WRITTEN EXERCISE ▸
Reproduce, character for character, the lines below from the first through the one with "x_ticks = [0, 5, 10, 15, 20, 25]". Leave pictures out.

SOURCE EXCERPT ▸
_ _ _ _

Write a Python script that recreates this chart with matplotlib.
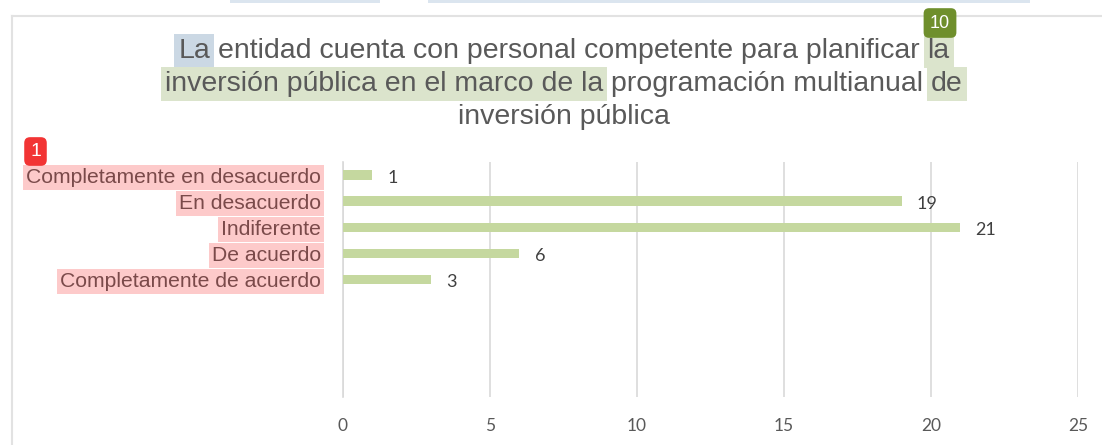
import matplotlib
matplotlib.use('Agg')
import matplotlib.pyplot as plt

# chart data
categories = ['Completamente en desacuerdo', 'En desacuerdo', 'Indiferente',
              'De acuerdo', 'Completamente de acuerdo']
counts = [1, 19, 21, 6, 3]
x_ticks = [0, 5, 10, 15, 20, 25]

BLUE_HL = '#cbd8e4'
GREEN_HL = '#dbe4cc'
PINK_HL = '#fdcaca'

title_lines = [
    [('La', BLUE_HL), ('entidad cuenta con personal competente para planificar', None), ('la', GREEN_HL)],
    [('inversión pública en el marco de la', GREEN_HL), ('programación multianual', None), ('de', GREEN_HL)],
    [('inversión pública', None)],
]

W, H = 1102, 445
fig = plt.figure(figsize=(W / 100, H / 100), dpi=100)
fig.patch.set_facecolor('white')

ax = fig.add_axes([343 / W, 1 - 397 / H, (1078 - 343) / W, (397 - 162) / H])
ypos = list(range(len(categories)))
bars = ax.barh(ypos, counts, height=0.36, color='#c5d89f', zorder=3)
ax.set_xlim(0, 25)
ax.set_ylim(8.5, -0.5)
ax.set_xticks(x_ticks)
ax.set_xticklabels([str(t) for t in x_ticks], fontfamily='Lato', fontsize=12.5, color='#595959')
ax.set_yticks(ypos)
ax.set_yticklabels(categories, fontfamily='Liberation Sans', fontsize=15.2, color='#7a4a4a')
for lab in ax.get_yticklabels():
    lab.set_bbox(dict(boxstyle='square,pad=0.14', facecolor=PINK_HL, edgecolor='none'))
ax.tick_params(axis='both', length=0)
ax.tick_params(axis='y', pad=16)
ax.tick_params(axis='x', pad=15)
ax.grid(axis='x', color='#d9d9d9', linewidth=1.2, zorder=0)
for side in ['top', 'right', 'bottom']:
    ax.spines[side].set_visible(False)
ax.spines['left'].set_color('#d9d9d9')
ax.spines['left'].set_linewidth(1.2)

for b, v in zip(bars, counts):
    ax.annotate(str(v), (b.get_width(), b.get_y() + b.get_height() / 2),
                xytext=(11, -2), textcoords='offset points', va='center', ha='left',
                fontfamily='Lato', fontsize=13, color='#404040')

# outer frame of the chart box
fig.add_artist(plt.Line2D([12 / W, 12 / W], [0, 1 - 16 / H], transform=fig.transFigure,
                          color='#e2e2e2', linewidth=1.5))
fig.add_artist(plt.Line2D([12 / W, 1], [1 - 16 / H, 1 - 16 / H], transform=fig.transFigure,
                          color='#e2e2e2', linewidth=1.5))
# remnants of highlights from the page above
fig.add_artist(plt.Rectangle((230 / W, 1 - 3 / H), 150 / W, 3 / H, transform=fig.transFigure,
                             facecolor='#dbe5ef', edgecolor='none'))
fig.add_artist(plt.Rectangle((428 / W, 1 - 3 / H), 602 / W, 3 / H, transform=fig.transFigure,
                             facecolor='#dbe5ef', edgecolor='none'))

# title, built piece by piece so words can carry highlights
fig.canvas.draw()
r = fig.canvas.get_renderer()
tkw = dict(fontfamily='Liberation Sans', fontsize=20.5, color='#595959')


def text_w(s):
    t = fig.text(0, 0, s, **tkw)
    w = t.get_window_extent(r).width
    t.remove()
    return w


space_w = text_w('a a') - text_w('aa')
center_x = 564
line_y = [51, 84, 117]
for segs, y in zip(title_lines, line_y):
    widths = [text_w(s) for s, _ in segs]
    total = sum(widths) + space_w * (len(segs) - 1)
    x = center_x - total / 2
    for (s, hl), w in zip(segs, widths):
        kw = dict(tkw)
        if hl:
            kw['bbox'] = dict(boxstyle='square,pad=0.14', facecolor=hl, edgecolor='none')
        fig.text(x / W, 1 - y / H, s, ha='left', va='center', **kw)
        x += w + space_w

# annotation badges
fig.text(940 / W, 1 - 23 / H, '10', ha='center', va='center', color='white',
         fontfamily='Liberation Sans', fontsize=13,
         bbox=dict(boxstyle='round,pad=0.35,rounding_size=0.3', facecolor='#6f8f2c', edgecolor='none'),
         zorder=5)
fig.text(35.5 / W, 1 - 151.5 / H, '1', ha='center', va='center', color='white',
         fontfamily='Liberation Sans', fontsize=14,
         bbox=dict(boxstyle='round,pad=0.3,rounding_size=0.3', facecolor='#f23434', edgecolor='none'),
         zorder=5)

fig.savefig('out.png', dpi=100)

_ _ _ _

WORKED ANSWER ▸
Write a Python script that recreates this chart with matplotlib.
import matplotlib
matplotlib.use('Agg')
import matplotlib.pyplot as plt

# chart data
categories = ['Completamente en desacuerdo', 'En desacuerdo', 'Indiferente',
              'De acuerdo', 'Completamente de acuerdo']
counts = [1, 19, 21, 6, 3]
x_ticks = [0, 5, 10, 15, 20, 25]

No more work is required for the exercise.